On Thursday, December 8th at 7 PM, the Book Beat (26010 Greenfield Rd. Oak Park, MI) will host a presentation by three local authors with recent books on Detroit history. Featured books will be Detroitland by Richard Bak (Wayne State University Press), Detroit Television (Arcadia Press) by Tim Kiska and Ed Golick and 313 Life in the Motor City (History Press) by John Carlisle. Keep this date open for a night of wonderful storytelling and local history. A special edition “Detroitland glass” will be made available with purchase at the event.

Detroitland covers a century of Detroit’s rich and colorful history, Bak relives the scandals, mysteries, catastrophes, triumphs, and celebrations that have rocked Detroit.

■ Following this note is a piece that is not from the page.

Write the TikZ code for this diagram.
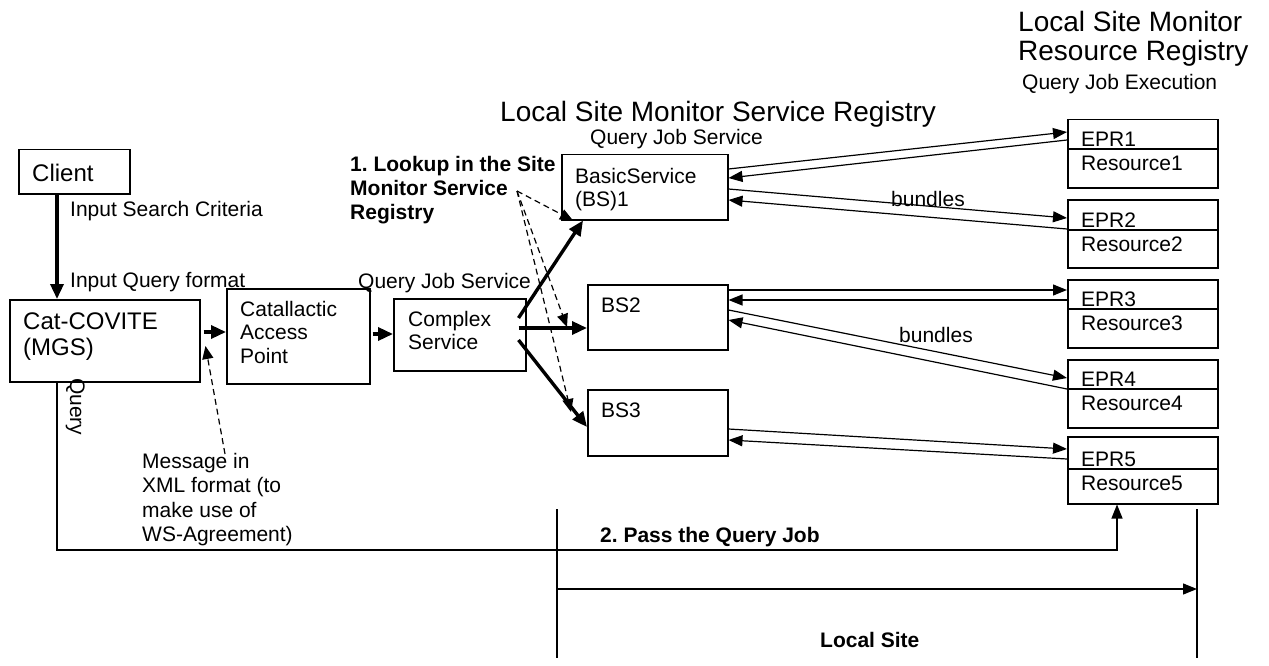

He also introduces readers to the heroes, criminals, stars, and regular people who lived through them, or in some cases, set them in motion.  Detroitland contains the stories behind familiar names like Frank Murphy, the infamous Purple Gang, the Lone Ranger, “Potato Patch” Pingree, and Charles Lindbergh. Yet Bak also reveals lesser-known episodes in Detroit’s history, like the ambitious International Exposition & Fair of 1889; the killer heat wave of 1936, with five straight days of hundred-degree temperatures; and the attempted around-the-world flight of Ed Schlee and Billy Brock in the Pride of Detroit in 1927.

313: Life in the Motor City is a collection of 42 stories and more than 100 glossy photographs, many previously unpublished, by Detroitblogger John Carlisle of detroitblog.org fame. His blog and weekly column in Metro Times chronicle the quirky and often over-looked stories of average folks in the city. Read about a man with a strip club in his living room, the city’s last gun shop, a historic church kept alive by a handful of its parishioners, a bar in a ghost town, a coffee shop for the homeless, an art gallery in a mattress store and a family who made an abandoned apartment complex their home, among many other unforgettable people and places in Detroit.

Detroit Television chronicles the history of many of the most fascinating characters in tv history. Soupy Sales turned getting a pie in the face into an art form. Mort Neff celebrated the state’s outdoor charms. George Pierrot showed Detroiters the world. Other beloved personalities include: Milky the Clown, Ed McKenzie, Sonny Eliot, John Kelly, Marilyn Turner, Robin Seymour, Bill Bonds, Dick Westerkamp, Jingles, Bill Kennedy, Lou Gordon, Captain Jolly, Johnny Ginger, Auntie Dee, and many more.